BURLINGTON – The St. Albans Cooperative Creamery celebrated its centennial anniversary during its annual meeting on Saturday, a stroke of good news in what, according to presenters, sounded like a coming year of hesitant optimism and otherwise bad news as the dairy economy enters its fifth year of depressed milk prices.
While a customary report on the dairy industry would provide the meat of Saturday’s meeting, the co-op topped off its meeting with addresses honoring its 100th anniversary.
Gov. Phil Scott took the podium briefly, as did longtime co-op CEO Leon Berthiaume and current president Harold Howrigan, Jr. St. Albans City Mayor and Franklin County Industrial Development Corporation executive director Tim Smith spoke on behalf of both entitites.

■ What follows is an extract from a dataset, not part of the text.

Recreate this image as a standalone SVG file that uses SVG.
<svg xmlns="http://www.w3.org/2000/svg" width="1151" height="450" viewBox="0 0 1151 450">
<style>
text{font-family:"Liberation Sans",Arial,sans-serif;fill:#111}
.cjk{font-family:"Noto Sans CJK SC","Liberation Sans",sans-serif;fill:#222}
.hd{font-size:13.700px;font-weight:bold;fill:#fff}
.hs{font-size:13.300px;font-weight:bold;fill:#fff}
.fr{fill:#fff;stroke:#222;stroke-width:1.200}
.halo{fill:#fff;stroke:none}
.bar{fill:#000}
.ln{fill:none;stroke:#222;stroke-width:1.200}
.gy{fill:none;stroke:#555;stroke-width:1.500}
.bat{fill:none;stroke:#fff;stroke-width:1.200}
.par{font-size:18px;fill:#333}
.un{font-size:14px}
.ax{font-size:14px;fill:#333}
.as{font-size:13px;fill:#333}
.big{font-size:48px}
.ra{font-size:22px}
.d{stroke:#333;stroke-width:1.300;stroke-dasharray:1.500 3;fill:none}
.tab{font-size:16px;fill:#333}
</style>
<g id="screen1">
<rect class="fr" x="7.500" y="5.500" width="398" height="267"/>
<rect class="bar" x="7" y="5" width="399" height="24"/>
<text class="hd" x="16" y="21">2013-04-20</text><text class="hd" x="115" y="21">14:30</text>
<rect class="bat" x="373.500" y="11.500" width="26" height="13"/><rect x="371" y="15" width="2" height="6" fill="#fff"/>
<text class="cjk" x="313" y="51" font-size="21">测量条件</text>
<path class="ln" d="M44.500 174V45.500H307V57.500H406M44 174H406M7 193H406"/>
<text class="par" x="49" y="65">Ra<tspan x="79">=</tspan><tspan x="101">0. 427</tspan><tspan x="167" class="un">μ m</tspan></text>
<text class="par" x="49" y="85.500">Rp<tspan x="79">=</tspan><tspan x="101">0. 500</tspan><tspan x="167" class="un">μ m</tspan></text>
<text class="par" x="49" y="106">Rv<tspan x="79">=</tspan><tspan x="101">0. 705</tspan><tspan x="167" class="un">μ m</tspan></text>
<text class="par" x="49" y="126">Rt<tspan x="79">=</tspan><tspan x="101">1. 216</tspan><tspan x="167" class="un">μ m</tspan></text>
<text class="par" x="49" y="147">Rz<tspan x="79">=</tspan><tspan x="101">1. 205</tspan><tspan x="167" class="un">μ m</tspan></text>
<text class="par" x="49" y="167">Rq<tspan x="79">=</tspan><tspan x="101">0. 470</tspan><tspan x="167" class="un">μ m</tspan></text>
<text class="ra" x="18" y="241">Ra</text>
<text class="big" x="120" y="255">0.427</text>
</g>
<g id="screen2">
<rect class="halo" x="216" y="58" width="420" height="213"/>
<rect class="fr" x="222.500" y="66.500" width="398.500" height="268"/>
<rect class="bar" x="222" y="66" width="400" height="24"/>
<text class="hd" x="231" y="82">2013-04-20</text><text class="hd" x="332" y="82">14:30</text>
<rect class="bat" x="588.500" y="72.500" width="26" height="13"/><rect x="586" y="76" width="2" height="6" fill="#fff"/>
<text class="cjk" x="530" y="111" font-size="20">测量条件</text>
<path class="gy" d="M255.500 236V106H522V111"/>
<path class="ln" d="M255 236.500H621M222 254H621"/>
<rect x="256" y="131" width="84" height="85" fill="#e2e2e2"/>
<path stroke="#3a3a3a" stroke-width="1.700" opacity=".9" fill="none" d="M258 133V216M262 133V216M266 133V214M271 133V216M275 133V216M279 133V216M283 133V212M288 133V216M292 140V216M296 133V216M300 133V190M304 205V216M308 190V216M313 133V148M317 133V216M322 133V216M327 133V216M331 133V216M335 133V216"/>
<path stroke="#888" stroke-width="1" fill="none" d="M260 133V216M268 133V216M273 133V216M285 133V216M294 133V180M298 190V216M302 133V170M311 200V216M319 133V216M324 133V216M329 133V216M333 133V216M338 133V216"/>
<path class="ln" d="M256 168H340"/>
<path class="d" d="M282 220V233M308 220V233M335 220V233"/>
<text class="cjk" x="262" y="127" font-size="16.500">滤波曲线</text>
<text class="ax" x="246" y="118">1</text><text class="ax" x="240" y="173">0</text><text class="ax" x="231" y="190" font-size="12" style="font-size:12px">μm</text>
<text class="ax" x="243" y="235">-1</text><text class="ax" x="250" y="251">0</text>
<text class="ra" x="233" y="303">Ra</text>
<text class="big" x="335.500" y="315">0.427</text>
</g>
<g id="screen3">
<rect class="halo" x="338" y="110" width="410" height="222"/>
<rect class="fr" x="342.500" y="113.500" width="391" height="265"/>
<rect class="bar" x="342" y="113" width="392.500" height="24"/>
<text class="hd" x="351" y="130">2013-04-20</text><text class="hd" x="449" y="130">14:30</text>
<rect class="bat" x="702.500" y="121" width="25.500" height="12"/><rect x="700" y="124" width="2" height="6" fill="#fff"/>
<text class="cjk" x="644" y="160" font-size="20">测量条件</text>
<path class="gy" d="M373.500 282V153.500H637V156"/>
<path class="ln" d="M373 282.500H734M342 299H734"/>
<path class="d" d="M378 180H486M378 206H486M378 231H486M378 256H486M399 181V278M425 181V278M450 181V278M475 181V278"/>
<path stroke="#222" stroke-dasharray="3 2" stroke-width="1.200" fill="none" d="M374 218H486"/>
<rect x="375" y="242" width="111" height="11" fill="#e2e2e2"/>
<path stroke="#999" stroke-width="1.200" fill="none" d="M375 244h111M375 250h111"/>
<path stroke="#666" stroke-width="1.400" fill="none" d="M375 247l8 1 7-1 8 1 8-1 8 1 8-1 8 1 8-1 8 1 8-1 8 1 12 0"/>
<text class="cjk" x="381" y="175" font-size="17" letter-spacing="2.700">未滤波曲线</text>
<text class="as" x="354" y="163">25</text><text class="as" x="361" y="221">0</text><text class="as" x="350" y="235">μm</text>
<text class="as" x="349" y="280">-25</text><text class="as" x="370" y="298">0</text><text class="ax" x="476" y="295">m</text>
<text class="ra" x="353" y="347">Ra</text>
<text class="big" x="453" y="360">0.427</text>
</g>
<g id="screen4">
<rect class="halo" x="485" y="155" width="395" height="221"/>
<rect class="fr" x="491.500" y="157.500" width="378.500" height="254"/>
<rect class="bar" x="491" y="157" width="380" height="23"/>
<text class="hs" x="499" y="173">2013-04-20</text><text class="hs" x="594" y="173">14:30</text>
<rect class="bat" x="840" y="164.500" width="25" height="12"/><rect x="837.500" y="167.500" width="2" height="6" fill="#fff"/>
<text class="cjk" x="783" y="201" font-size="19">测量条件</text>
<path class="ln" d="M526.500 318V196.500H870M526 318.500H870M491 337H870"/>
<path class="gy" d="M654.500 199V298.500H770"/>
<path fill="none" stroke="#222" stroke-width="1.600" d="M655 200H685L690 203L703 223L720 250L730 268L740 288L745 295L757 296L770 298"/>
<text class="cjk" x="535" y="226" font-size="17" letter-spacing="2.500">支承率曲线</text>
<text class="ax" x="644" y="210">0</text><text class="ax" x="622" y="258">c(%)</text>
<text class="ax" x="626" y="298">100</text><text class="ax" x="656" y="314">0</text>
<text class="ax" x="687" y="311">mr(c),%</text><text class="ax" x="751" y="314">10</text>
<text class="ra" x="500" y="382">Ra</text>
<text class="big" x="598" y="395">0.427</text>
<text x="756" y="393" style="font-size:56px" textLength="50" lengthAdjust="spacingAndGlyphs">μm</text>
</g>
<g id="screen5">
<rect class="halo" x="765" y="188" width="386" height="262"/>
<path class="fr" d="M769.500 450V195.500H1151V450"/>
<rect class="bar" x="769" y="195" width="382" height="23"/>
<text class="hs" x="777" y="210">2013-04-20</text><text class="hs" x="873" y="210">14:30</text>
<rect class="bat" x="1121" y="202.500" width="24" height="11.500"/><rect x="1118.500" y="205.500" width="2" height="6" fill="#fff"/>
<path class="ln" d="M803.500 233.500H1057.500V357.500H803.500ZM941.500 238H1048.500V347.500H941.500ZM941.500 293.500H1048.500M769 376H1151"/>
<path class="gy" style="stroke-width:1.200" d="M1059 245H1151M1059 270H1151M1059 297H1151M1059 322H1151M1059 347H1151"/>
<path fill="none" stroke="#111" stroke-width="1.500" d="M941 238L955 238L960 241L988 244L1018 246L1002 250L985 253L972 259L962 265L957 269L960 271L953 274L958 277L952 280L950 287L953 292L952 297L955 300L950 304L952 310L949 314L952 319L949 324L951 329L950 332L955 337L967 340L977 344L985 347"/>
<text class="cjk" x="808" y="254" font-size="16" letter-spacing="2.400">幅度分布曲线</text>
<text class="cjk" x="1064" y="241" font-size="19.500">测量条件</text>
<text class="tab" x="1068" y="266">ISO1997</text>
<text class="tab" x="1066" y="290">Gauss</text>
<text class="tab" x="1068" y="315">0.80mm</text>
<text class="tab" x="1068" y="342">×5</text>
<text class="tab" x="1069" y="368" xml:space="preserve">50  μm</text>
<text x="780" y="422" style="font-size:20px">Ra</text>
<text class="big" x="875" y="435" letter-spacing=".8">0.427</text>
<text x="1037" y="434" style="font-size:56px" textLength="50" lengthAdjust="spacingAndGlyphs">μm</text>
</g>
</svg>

“For a century, dairy farmers have been able to rely on a co-op that supports and assists its membership by marketing all the milk and leading its community and its state, and its nation as well, on dairy farm issues,” Scott said. “Dairy is the economic engine for Franklin County, and the St. Albans Co-op is at its core.”

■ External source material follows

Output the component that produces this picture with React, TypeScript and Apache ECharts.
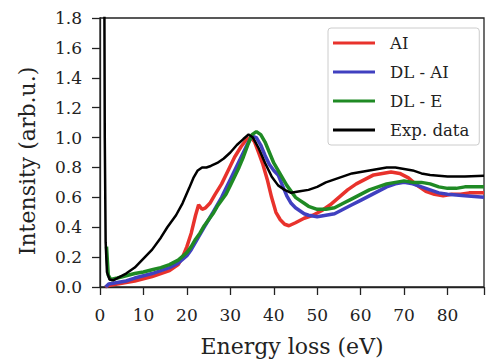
import React, { useEffect, useRef } from "react";
import * as echarts from "echarts";

const xTicks = [0, 10, 20, 30, 40, 50, 60, 70, 80];
const yTicks = [0.0, 0.2, 0.4, 0.6, 0.8, 1.0, 1.2, 1.4, 1.6, 1.8];
const seriesNames = ["AI", "DL - AI", "DL - E", "Exp. data"];

const aiData: number[][] = [
  [1.2, 0.0], [2, 0.01], [4, 0.02], [6, 0.03], [8, 0.04], [10, 0.055], [12, 0.07], [14, 0.09],
  [16, 0.11], [18, 0.15], [19, 0.2], [20, 0.27], [21, 0.36], [22, 0.48], [22.7, 0.55], [23.5, 0.52],
  [24.3, 0.53], [25.3, 0.56], [26.5, 0.62], [28, 0.69], [29.5, 0.78], [31, 0.87], [32.5, 0.94],
  [33.8, 0.99], [34.8, 1.0], [35.6, 0.97], [36.5, 0.9], [37.5, 0.82], [38.5, 0.72], [39.5, 0.6],
  [40.5, 0.5], [41.5, 0.45], [42.5, 0.42], [43.5, 0.41], [45, 0.43], [47, 0.46], [49, 0.48],
  [51, 0.51], [53, 0.55], [55, 0.6], [57, 0.65], [59, 0.69], [61, 0.72], [63, 0.75], [65, 0.76],
  [67, 0.77], [69, 0.76], [71, 0.73], [73, 0.68], [75, 0.64], [77, 0.62], [79, 0.61], [81, 0.62],
  [83, 0.62], [85, 0.63], [88.4, 0.63],
];

const dlAiData: number[][] = [
  [1.3, 0.0], [2, 0.02], [4, 0.03], [6, 0.04], [8, 0.06], [10, 0.075], [12, 0.09], [14, 0.11],
  [16, 0.13], [18, 0.16], [20, 0.21], [21, 0.25], [22, 0.3], [23, 0.35], [24, 0.4], [25, 0.45],
  [26, 0.5], [27, 0.55], [28, 0.6], [29, 0.66], [30, 0.72], [31, 0.78], [32, 0.84], [33, 0.9],
  [34, 0.96], [35, 1.01], [36, 1.0], [37, 0.95], [38, 0.88], [39, 0.82], [40, 0.78], [41, 0.75],
  [42, 0.68], [43, 0.61], [44, 0.56], [45, 0.53], [46, 0.51], [47, 0.49], [48, 0.48], [50, 0.47],
  [52, 0.48], [54, 0.49], [56, 0.52], [58, 0.55], [60, 0.58], [62, 0.61], [64, 0.64], [66, 0.67],
  [68, 0.69], [70, 0.7], [72, 0.69], [74, 0.67], [76, 0.65], [78, 0.63], [80, 0.62], [82, 0.615],
  [84, 0.61], [88.4, 0.6],
];

const dlEData: number[][] = [
  [1.5, 0.27], [1.9, 0.08], [2.5, 0.05], [4, 0.06], [6, 0.075], [8, 0.09], [10, 0.1],
  [12, 0.115], [14, 0.13], [16, 0.15], [18, 0.18], [20, 0.23], [21, 0.27], [22, 0.32], [23, 0.36],
  [24, 0.41], [25, 0.45], [26, 0.49], [27, 0.54], [28, 0.58], [29, 0.62], [30, 0.68], [31, 0.74],
  [32, 0.8], [33, 0.87], [34, 0.95], [35, 1.02], [36, 1.04], [37, 1.02], [38, 0.97], [39, 0.9],
  [40, 0.83], [41, 0.78], [42, 0.73], [43, 0.68], [44, 0.64], [45, 0.6], [46, 0.58], [47, 0.56],
  [48, 0.54], [50, 0.52], [52, 0.52], [54, 0.53], [56, 0.56], [58, 0.59], [60, 0.62], [62, 0.65],
  [64, 0.67], [66, 0.69], [68, 0.7], [70, 0.71], [72, 0.7], [74, 0.7], [76, 0.69], [78, 0.67],
  [80, 0.66], [82, 0.66], [84, 0.67], [88.4, 0.67],
];

const expData: number[][] = [
  [0.9, 3.0], [1.1, 1.0], [1.3, 0.3], [1.6, 0.1], [2.2, 0.05], [3, 0.045], [4, 0.06], [6, 0.09],
  [8, 0.13], [10, 0.19], [12, 0.25], [14, 0.33], [15.5, 0.4], [16.5, 0.44], [17.5, 0.48], [19, 0.56],
  [20.5, 0.66], [21.5, 0.73], [22.5, 0.78], [23.5, 0.8], [24.5, 0.8], [25.5, 0.81], [27, 0.83],
  [28.5, 0.86], [30, 0.9], [31.5, 0.95], [33, 0.99], [34.2, 1.02], [35.2, 1.0], [36.5, 0.93],
  [38, 0.83], [39.5, 0.74], [41, 0.68], [42.5, 0.65], [44, 0.63], [46, 0.64], [48, 0.65], [50, 0.67],
  [52, 0.7], [54, 0.72], [56, 0.74], [58, 0.76], [60, 0.77], [62, 0.78], [64, 0.79], [66, 0.8],
  [68, 0.8], [70, 0.79], [72, 0.78], [74, 0.76], [76, 0.75], [78, 0.745], [80, 0.74], [82, 0.74],
  [84, 0.74], [88.4, 0.745],
];

const seriesData = [aiData, dlAiData, dlEData, expData];
const colors = ["#e8322c", "#4040c0", "#1f8a24", "#000000"];
const widths = [3.5, 3.5, 3.5, 2.5];

const FONT = "DejaVu Serif";

export default function App() {
  const ref = useRef<HTMLDivElement>(null);
  useEffect(() => {
    if (!ref.current) return;
    const chart = echarts.init(ref.current, null, { renderer: "svg" });
    chart.setOption({
      animation: false,
      backgroundColor: "#ffffff",
      grid: {
        left: 100,
        top: 18,
        bottom: 74,
        right: -18,
        show: true,
        borderColor: "#222",
        borderWidth: 1.3,
        backgroundColor: "transparent",
      },
      legend: {
        orient: "vertical",
        left: 328,
        top: 28,
        padding: [6, 10, 6, 5],
        icon: "rect",
        itemWidth: 42,
        itemHeight: 3,
        itemGap: 11,
        backgroundColor: "rgba(255,255,255,0.85)",
        borderColor: "#cccccc",
        borderWidth: 1,
        borderRadius: 3,
        data: seriesNames,
        textStyle: {
          fontFamily: FONT,
          fontSize: 16.5,
          color: "#222",
          lineHeight: 18,
          height: 18,
          padding: [0, 0, 0, 10],
        },
      },
      xAxis: {
        type: "value",
        min: 0,
        max: 88.4,
        interval: 10,
        name: "Energy loss (eV)",
        nameLocation: "middle",
        nameGap: 48,
        nameTextStyle: { fontFamily: FONT, fontSize: 22, color: "#222" },
        axisLine: { show: true, onZero: false, lineStyle: { color: "#222", width: 1.3 } },
        axisTick: { show: true, inside: false, length: 8, lineStyle: { color: "#222", width: 1.3 } },
        axisLabel: {
          fontFamily: FONT,
          fontSize: 17,
          color: "#222",
          margin: 19,
          formatter: (v: number) => (xTicks.includes(v) ? String(v) : ""),
        },
        splitLine: { show: false },
      },
      yAxis: {
        type: "value",
        min: 0,
        max: 1.8,
        interval: 0.2,
        axisLine: { show: true, onZero: false, lineStyle: { color: "#222", width: 1.3 } },
        axisTick: { show: true, inside: false, length: 8, lineStyle: { color: "#222", width: 1.3 } },
        axisLabel: {
          fontFamily: FONT,
          fontSize: 17,
          color: "#222",
          margin: 18,
          formatter: (v: number) => {
            const t = yTicks.find((y) => Math.abs(y - v) < 1e-6);
            return t === undefined ? "" : t.toFixed(1);
          },
        },
        splitLine: { show: false },
      },
      graphic: [
        {
          type: "text",
          x: 27,
          y: 161,
          rotation: Math.PI / 2,
          style: {
            text: "Intensity (arb.u.)",
            fontFamily: FONT,
            fontSize: 22,
            fill: "#222",
            align: "center",
            verticalAlign: "middle",
          },
        },
      ],
      series: seriesNames.map((name, i) => ({
        name,
        type: "line",
        data: seriesData[i],
        showSymbol: false,
        symbol: "none",
        clip: true,
        color: colors[i],
        itemStyle: { color: colors[i] },
        lineStyle: { color: colors[i], width: widths[i] },
        z: 2 + i,
      })),
    });
    return () => chart.dispose();
  }, []);
  return <div ref={ref} style={{ width: 487, height: 362, position: "absolute", left: 0, top: 0 }} />;
}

“Once I learned it was the co-op’s 100th birthday, I thought it was important for the City of St. Albans to make sure that we made a big deal out of it,” Smith said. “The co-op is the largest private employer in the city, the largest taxpayer in the city, and not only that it’s a way of life for Franklin County and a way of life for Vermont.”
A celebratory flavor of Ben & Jerry’s ice cream was served, provided in honor of the cooperative’s centennial, as was a complimentary flavor of 14th Star beer for a toast.

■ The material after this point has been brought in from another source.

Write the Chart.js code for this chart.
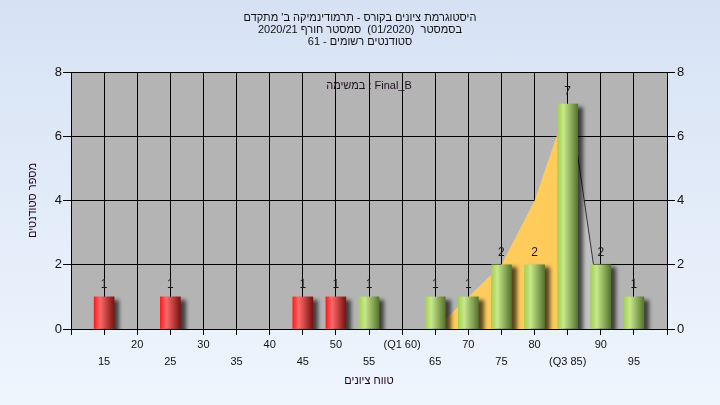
<!DOCTYPE html>
<html>
<head>
<meta charset="utf-8">
<script src="https://cdn.jsdelivr.net/npm/chart.js@4.4.1/dist/chart.umd.min.js"></script>
<style>
  html, body { margin: 0; padding: 0; }
  body { width: 720px; height: 405px; overflow: hidden; background: linear-gradient(#d6e2f4, #eef5fd); }
  canvas { display: block; }
</style>
</head>
<body>
<canvas id="chart" width="720" height="405"></canvas>
<script>
// chart values
const titleLines = [
  "היסטוגרמת ציונים בקורס - תרמודינמיקה ב' מתקדם",
  "בסמסטר  (01/2020)  סמסטר חורף 2020/21",
  "סטודנטים רשומים - 61"
];
const taskCaption = "במשימה : Final_B";
const grades = [15, 25, 45, 50, 55, 65, 70, 75, 80, 85, 90, 95];
const counts = [1, 1, 1, 1, 1, 1, 1, 2, 2, 7, 2, 1];
const passMark = 55;
// yellow band (Q1..Q3 area)
const bandX = [65, 70, 75, 80, 85];
const bandY = [0, 1, 2, 4, 7];
// grey tail right of the peak
const tailX = [85.4, 88.9];
const tailY = [7, 2];
const tickLabels = ['15', '20', '25', '30', '35', '40', '45', '50', '55', '(Q1 60)',
                    '65', '70', '75', '80', '(Q3 85)', '90', '95'];

Chart.defaults.font.family = '"Liberation Sans", Arial, sans-serif';

// cylinder look for each bar
function barFill(c) {
  const chart = c.chart;
  const raw = c.raw;
  if (!chart.chartArea || !raw) return '#999';
  const cx = chart.scales.x.getPixelForValue(raw.x);
  const g = chart.ctx.createLinearGradient(cx - 10, 0, cx + 10, 0);
  if (raw.x >= passMark) {
    g.addColorStop(0, '#a4d150');
    g.addColorStop(0.3, '#c8e88c');
    g.addColorStop(1, '#56752e');
  } else {
    g.addColorStop(0, '#ff1c1c');
    g.addColorStop(0.3, '#ff6a6a');
    g.addColorStop(1, '#7a1212');
  }
  return g;
}

const plotBg = {
  id: 'plotBg',
  beforeDraw(chart) {
    const { ctx, chartArea: a } = chart;
    ctx.save();
    ctx.fillStyle = '#b4b4b4';
    ctx.fillRect(a.left, a.top, a.right - a.left, a.bottom - a.top);
    ctx.restore();
  }
};

const barShadow = {
  id: 'barShadow',
  beforeDatasetDraw(chart, args) {
    if (args.index !== 0) return;
    const ctx = chart.ctx;
    ctx.save();
    ctx.shadowColor = 'rgba(0,0,0,0.65)';
    ctx.shadowBlur = 4;
    ctx.shadowOffsetX = 5;
    ctx.shadowOffsetY = 3;
  },
  afterDatasetDraw(chart, args) {
    if (args.index === 0) chart.ctx.restore();
  }
};

const valueLabels = {
  id: 'valueLabels',
  afterDatasetsDraw(chart) {
    const ctx = chart.ctx;
    const a = chart.chartArea;
    ctx.save();
    ctx.font = '12px "Liberation Sans", Arial, sans-serif';
    ctx.fillStyle = '#1a1a1a';
    ctx.textAlign = 'center';
    ctx.textBaseline = 'middle';
    chart.getDatasetMeta(0).data.forEach((bar, i) => {
      ctx.fillText(String(counts[i]), bar.x, bar.y - 12);
    });
    ctx.font = '11px "Liberation Sans", Arial, sans-serif';
    ctx.fillStyle = '#201020';
    ctx.fillText(taskCaption, (a.left + a.right) / 2, a.top + 14);
    ctx.restore();
  }
};

new Chart(document.getElementById('chart'), {
  type: 'bar',
  data: {
    datasets: [
      {
        type: 'bar',
        data: grades.map((g, i) => ({ x: g, y: counts[i] })),
        backgroundColor: barFill,
        borderWidth: 0,
        barThickness: 20,
        order: 0
      },
      {
        type: 'line',
        data: bandX.map((x, i) => ({ x: x, y: bandY[i] })),
        fill: 'origin',
        backgroundColor: '#ffcc5c',
        borderWidth: 0,
        pointRadius: 0,
        tension: 0,
        order: 2
      },
      {
        type: 'line',
        data: tailX.map((x, i) => ({ x: x, y: tailY[i] })),
        fill: 'origin',
        backgroundColor: '#c2c2c2',
        borderColor: '#333333',
        borderWidth: 1,
        pointRadius: 0,
        tension: 0,
        order: 1
      }
    ]
  },
  options: {
    responsive: false,
    animation: false,
    devicePixelRatio: 1,
    layout: { padding: 0 },
    plugins: {
      legend: { display: false },
      tooltip: { enabled: false },
      title: {
        display: true,
        text: titleLines,
        color: '#111111',
        font: { size: 11, weight: 'normal', lineHeight: '12px' },
        padding: { top: 12, bottom: 24 }
      }
    },
    scales: {
      x: {
        type: 'linear',
        position: 'bottom',
        min: 10,
        max: 100,
        offset: false,
        afterFit: s => { s.height = 76; },
        grid: { color: '#000', tickColor: '#000', tickLength: 6, offset: false },
        border: { color: '#000' },
        ticks: {
          stepSize: 5,
          autoSkip: false,
          maxRotation: 0,
          padding: 1,
          color: '#111111',
          font: { size: 11, lineHeight: '17px' },
          callback: v => {
            const i = Math.round((v - 15) / 5);
            if (i < 0 || i >= tickLabels.length) return '';
            return i % 2 === 0 ? ['', tickLabels[i]] : tickLabels[i];
          }
        },
        title: {
          display: true,
          text: 'טווח ציונים',
          color: '#200020',
          font: { size: 11, lineHeight: '14px' },
          padding: { top: 0, bottom: 17 }
        }
      },
      y: {
        position: 'left',
        min: 0,
        max: 8,
        afterFit: s => { s.width = 71; },
        grid: { color: '#000', tickColor: '#000', tickLength: 8 },
        border: { color: '#000' },
        ticks: { stepSize: 2, padding: 1, color: '#111111', font: { size: 13 } },
        title: {
          display: true,
          text: 'מספר סטודנטים',
          color: '#200020',
          font: { size: 11, lineHeight: '14px' },
          padding: { top: 26, bottom: 0 }
        }
      },
      y2: {
        position: 'right',
        min: 0,
        max: 8,
        afterFit: s => { s.width = 53; },
        grid: { drawOnChartArea: false, color: '#000', tickColor: '#000', tickLength: 8 },
        border: { color: '#000' },
        ticks: { stepSize: 2, padding: 2, color: '#111111', font: { size: 13 } }
      }
    }
  },
  plugins: [plotBg, barShadow, valueLabels]
});
</script>
</body>
</html>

Underlying the celebration, however, was the reality of a modern dairy industry troubled by global oversupply in milk and other macroeconomic forces that, according to Saturday’s presenters from both the Dairy Farmers of America (DFA) cooperative and the U.S. Dairy Export Council, as well as the St. Albans Co-op’s own president, were likely to continue troubling the industry into 2019.
Since 2014, a glut in the global supply of dairy products has left farmers paid less than the cost of production for a hundredweight of milk. Milk prices have since held steady, fluctuating by a dollar or so per hundredweight while still remaining below the cost of production.
According to DFA’s Brad Keating, that oversupply is stressed further by evolving consumer demand and tension and realignment in the global trading network, the latter a serious blow to an industry that’s increasingly looked to overseas markets to address its domestic oversupply.
Keating flashed through a handful of headlines as he spoke to farmers, citing articles like “[Federal Reserve] says new NAFTA won’t help dairy farms” and “Cheese gets caught in U.S. – Mexico trade spat.”
“We’re starting to figure out how to deal with geopolitical trading platforms,” Keating said. “So, the President is trying to realign the world, we’re having strife with major trading partners and then what happens is they stop buying our product, which causes a price damage in effect for the U.S.”